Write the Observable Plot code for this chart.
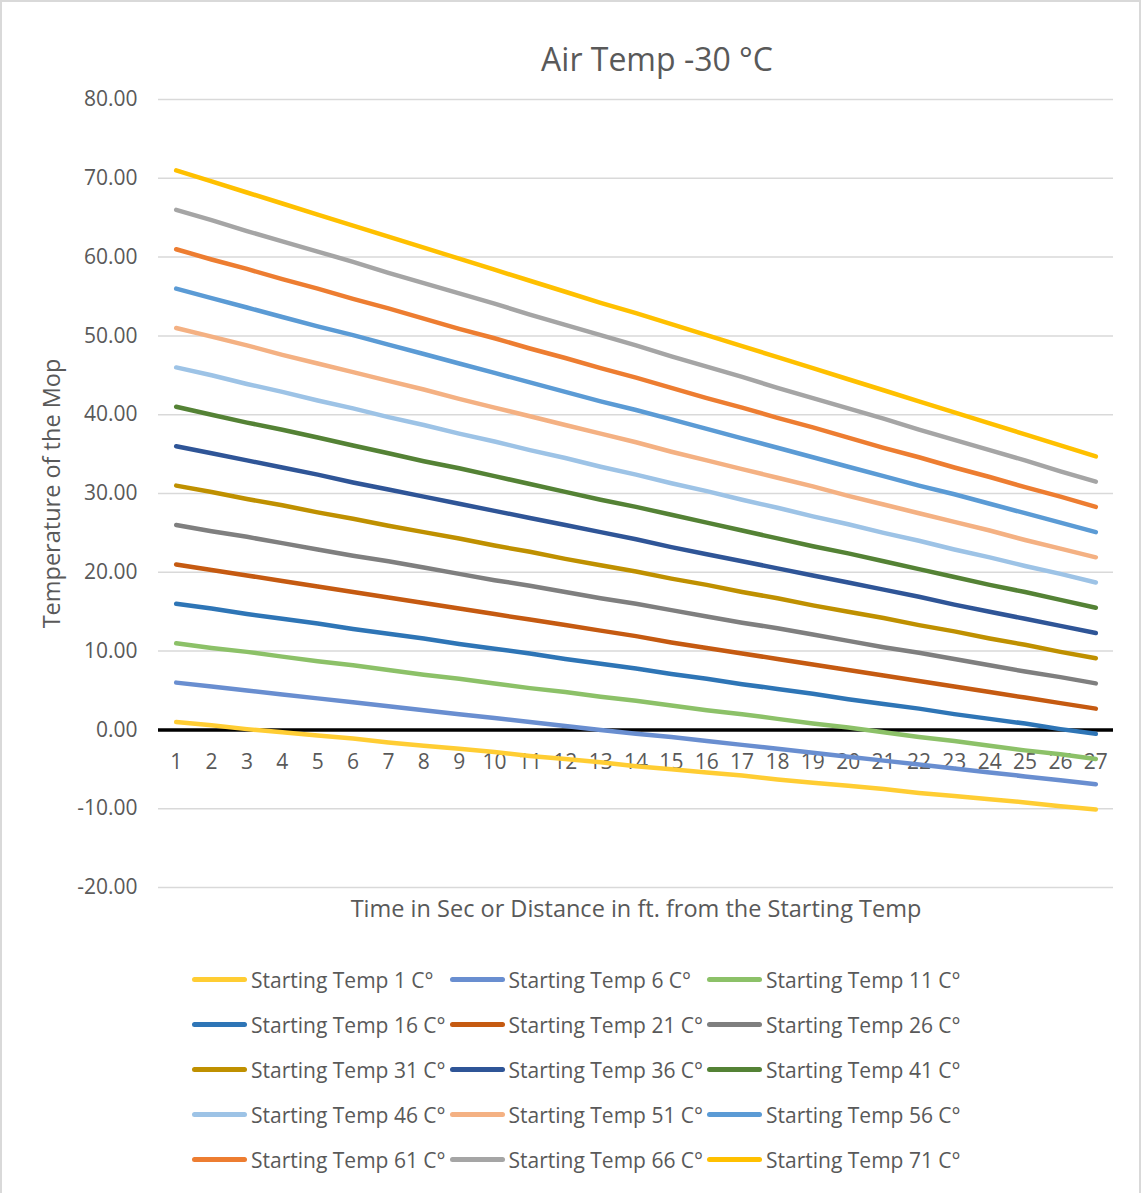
<!DOCTYPE html>
<html>
<head>
<meta charset="utf-8">
<script src="https://cdn.jsdelivr.net/npm/d3@7"></script>
<script src="https://cdn.jsdelivr.net/npm/@observablehq/plot@0.6"></script>
<style>
  html, body { margin: 0; padding: 0; background: #fff; }
  #wrap { position: relative; width: 1141px; height: 1193px; border-left: 2px solid #d9d9d9; border-top: 2px solid #d9d9d9; border-right: 2px solid #d9d9d9; box-sizing: border-box; font-family: "Open Sans", sans-serif; color: #595959; overflow: hidden; }
  #chart { position: absolute; left: -2px; top: -2px; width: 1144px; }
  #chart svg { max-width: none !important; }
  #title { position: absolute; left: 0; width: 1310px; top: 35px; text-align: center; font-size: 32px; line-height: 44px; color: #595959; }
  #legend { position: absolute; left: 190px; top: 955px; display: grid; grid-template-columns: 257.5px 257.5px 257.5px; grid-auto-rows: 45px; }
  .item { display: flex; align-items: center; height: 45px; white-space: nowrap; font-size: 21px; color: #595959; }
  .sw { width: 55px; height: 5px; border-radius: 3px; margin-right: 4px; flex: none; }
</style>
</head>
<body>
<div id="wrap">
  <div id="chart"></div>
  <div id="title">Air Temp -30 °C</div>
  <div id="legend"></div>
</div>
<script>
const titleText = "Air Temp -30 °C";
const yLabel = "Temperature of the Mop";
const xLabel = "Time in Sec or Distance in ft. from the Starting Temp";

const steps = [1,2,3,4,5,6,7,8,9,10,11,12,13,14,15,16,17,18,19,20,21,22,23,24,25,26,27];
const yTicks = [-20,-10,0,10,20,30,40,50,60,70,80];

const seriesNames = [
  "Starting Temp 1 C°","Starting Temp 6 C°","Starting Temp 11 C°",
  "Starting Temp 16 C°","Starting Temp 21 C°","Starting Temp 26 C°",
  "Starting Temp 31 C°","Starting Temp 36 C°","Starting Temp 41 C°",
  "Starting Temp 46 C°","Starting Temp 51 C°","Starting Temp 56 C°",
  "Starting Temp 61 C°","Starting Temp 66 C°","Starting Temp 71 C°"
];
const seriesColors = [
  "#FFCD33","#698ED0","#8CC168",
  "#2E75B6","#C55A11","#7F7F7F",
  "#BF9000","#2F5597","#548235",
  "#9DC3E6","#F4B183","#5B9BD5",
  "#ED7D31","#A5A5A5","#FFC000"
];

const temp1  = [1.0,0.6,0.1,-0.3,-0.7,-1.1,-1.6,-2.0,-2.4,-2.8,-3.3,-3.7,-4.1,-4.6,-5.0,-5.4,-5.8,-6.3,-6.7,-7.1,-7.5,-8.0,-8.4,-8.8,-9.2,-9.7,-10.1];
const temp6  = [6.0,5.5,5.0,4.5,4.0,3.5,3.0,2.5,2.0,1.5,1.0,0.5,0.0,-0.5,-0.9,-1.4,-1.9,-2.4,-2.9,-3.4,-3.9,-4.4,-4.9,-5.4,-5.9,-6.4,-6.9];
const temp11 = [11.0,10.4,9.9,9.3,8.7,8.2,7.6,7.0,6.5,5.9,5.3,4.8,4.2,3.7,3.1,2.5,2.0,1.4,0.8,0.3,-0.3,-0.9,-1.4,-2.0,-2.6,-3.1,-3.7];
const temp16 = [16.0,15.4,14.7,14.1,13.5,12.8,12.2,11.6,10.9,10.3,9.7,9.0,8.4,7.8,7.1,6.5,5.8,5.2,4.6,3.9,3.3,2.7,2.0,1.4,0.8,0.1,-0.5];
const temp21 = [21.0,20.3,19.6,18.9,18.2,17.5,16.8,16.1,15.4,14.7,14.0,13.3,12.6,11.9,11.1,10.4,9.7,9.0,8.3,7.6,6.9,6.2,5.5,4.8,4.1,3.4,2.7];
const temp26 = [26.0,25.2,24.5,23.7,22.9,22.1,21.4,20.6,19.8,19.0,18.3,17.5,16.7,16.0,15.2,14.4,13.6,12.9,12.1,11.3,10.5,9.8,9.0,8.2,7.4,6.7,5.9];
const temp31 = [31.0,30.2,29.3,28.5,27.6,26.8,25.9,25.1,24.3,23.4,22.6,21.7,20.9,20.1,19.2,18.4,17.5,16.7,15.8,15.0,14.2,13.3,12.5,11.6,10.8,9.9,9.1];
const temp36 = [36.0,35.1,34.2,33.3,32.4,31.4,30.5,29.6,28.7,27.8,26.9,26.0,25.1,24.2,23.2,22.3,21.4,20.5,19.6,18.7,17.8,16.9,15.9,15.0,14.1,13.2,12.3];
const temp41 = [41.0,40.0,39.0,38.1,37.1,36.1,35.1,34.1,33.2,32.2,31.2,30.2,29.2,28.3,27.3,26.3,25.3,24.3,23.3,22.4,21.4,20.4,19.4,18.4,17.5,16.5,15.5];
const temp46 = [46.0,45.0,43.9,42.9,41.8,40.8,39.7,38.7,37.6,36.6,35.5,34.5,33.4,32.4,31.3,30.3,29.2,28.2,27.1,26.1,25.0,24.0,22.9,21.9,20.8,19.8,18.7];
const temp51 = [51.0,49.9,48.8,47.6,46.5,45.4,44.3,43.2,42.0,40.9,39.8,38.7,37.6,36.5,35.3,34.2,33.1,32.0,30.9,29.7,28.6,27.5,26.4,25.3,24.1,23.0,21.9];
const temp56 = [56.0,54.8,53.6,52.4,51.2,50.1,48.9,47.7,46.5,45.3,44.1,42.9,41.7,40.6,39.4,38.2,37.0,35.8,34.6,33.4,32.2,31.0,29.9,28.7,27.5,26.3,25.1];
const temp61 = [61.0,59.7,58.5,57.2,56.0,54.7,53.5,52.2,50.9,49.7,48.4,47.2,45.9,44.7,43.4,42.1,40.9,39.6,38.4,37.1,35.8,34.6,33.3,32.1,30.8,29.6,28.3];
const temp66 = [66.0,64.7,63.3,62.0,60.7,59.4,58.0,56.7,55.4,54.1,52.7,51.4,50.1,48.8,47.4,46.1,44.8,43.4,42.1,40.8,39.5,38.1,36.8,35.5,34.2,32.8,31.5];
const temp71 = [71.0,69.6,68.2,66.8,65.4,64.0,62.6,61.2,59.8,58.4,57.0,55.6,54.2,52.9,51.5,50.1,48.7,47.3,45.9,44.5,43.1,41.7,40.3,38.9,37.5,36.1,34.7];

const seriesValues = [temp1,temp6,temp11,temp16,temp21,temp26,temp31,temp36,temp41,temp46,temp51,temp56,temp61,temp66,temp71];

const rows = [];
seriesValues.forEach((vals, i) => {
  vals.forEach((v, j) => rows.push({series: seriesNames[i], x: steps[j], y: v}));
});

const chart = Plot.plot({
  width: 1144,
  height: 940,
  marginTop: 99,
  marginBottom: 53,
  marginLeft: 158,
  marginRight: 31,
  style: {fontFamily: "'Open Sans', sans-serif", fontSize: "20px", color: "#595959", background: "transparent", overflow: "visible", maxWidth: "none"},
  x: {type: "linear", domain: [0.5, 27.5], axis: null},
  y: {domain: [-20, 80], axis: null},
  color: {domain: seriesNames, range: seriesColors},
  marks: [
    Plot.ruleY(yTicks.filter(d => d !== 0), {stroke: "#d9d9d9", strokeWidth: 1.5, strokeOpacity: 1}),
    Plot.axisY({ticks: yTicks, tickFormat: d => d.toFixed(2), tickSize: 0, tickPadding: 21, label: null, fill: "#595959", fontSize: 21}),
    Plot.ruleY([0], {stroke: "#000", strokeWidth: 3.5}),
    Plot.text(steps, {x: d => d, y: 0, dy: 32, text: d => String(d), fill: "#595959", fontSize: 21}),
    Plot.line(rows, {x: "x", y: "y", z: "series", stroke: "series", strokeWidth: 4.5, strokeLinecap: "round", strokeLinejoin: "round"}),
    Plot.text([yLabel], {frameAnchor: "left", textAnchor: "middle", lineAnchor: "middle", dx: -106, rotate: -90, fill: "#595959", fontSize: 23.5}),
    Plot.text([xLabel], {frameAnchor: "bottom", lineAnchor: "middle", dy: 22, fill: "#595959", fontSize: 23.5})
  ]
});
document.getElementById("chart").appendChild(chart);

const legend = document.getElementById("legend");
seriesNames.forEach((name, i) => {
  const item = document.createElement("div");
  item.className = "item";
  const sw = document.createElement("span");
  sw.className = "sw";
  sw.style.background = seriesColors[i];
  const t = document.createElement("span");
  t.textContent = name;
  item.appendChild(sw);
  item.appendChild(t);
  legend.appendChild(item);
});
</script>
</body>
</html>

━━━━━━━━━━

◆ **Do this**: The lines from the start of the data through the line that contains "Sec or Distance" are to be returned exactly, please, with both ends included and every picture left out.

◆ **Task response**:
Write the Observable Plot code for this chart.
<!DOCTYPE html>
<html>
<head>
<meta charset="utf-8">
<script src="https://cdn.jsdelivr.net/npm/d3@7"></script>
<script src="https://cdn.jsdelivr.net/npm/@observablehq/plot@0.6"></script>
<style>
  html, body { margin: 0; padding: 0; background: #fff; }
  #wrap { position: relative; width: 1141px; height: 1193px; border-left: 2px solid #d9d9d9; border-top: 2px solid #d9d9d9; border-right: 2px solid #d9d9d9; box-sizing: border-box; font-family: "Open Sans", sans-serif; color: #595959; overflow: hidden; }
  #chart { position: absolute; left: -2px; top: -2px; width: 1144px; }
  #chart svg { max-width: none !important; }
  #title { position: absolute; left: 0; width: 1310px; top: 35px; text-align: center; font-size: 32px; line-height: 44px; color: #595959; }
  #legend { position: absolute; left: 190px; top: 955px; display: grid; grid-template-columns: 257.5px 257.5px 257.5px; grid-auto-rows: 45px; }
  .item { display: flex; align-items: center; height: 45px; white-space: nowrap; font-size: 21px; color: #595959; }
  .sw { width: 55px; height: 5px; border-radius: 3px; margin-right: 4px; flex: none; }
</style>
</head>
<body>
<div id="wrap">
  <div id="chart"></div>
  <div id="title">Air Temp -30 °C</div>
  <div id="legend"></div>
</div>
<script>
const titleText = "Air Temp -30 °C";
const yLabel = "Temperature of the Mop";
const xLabel = "Time in Sec or Distance in ft. from the Starting Temp";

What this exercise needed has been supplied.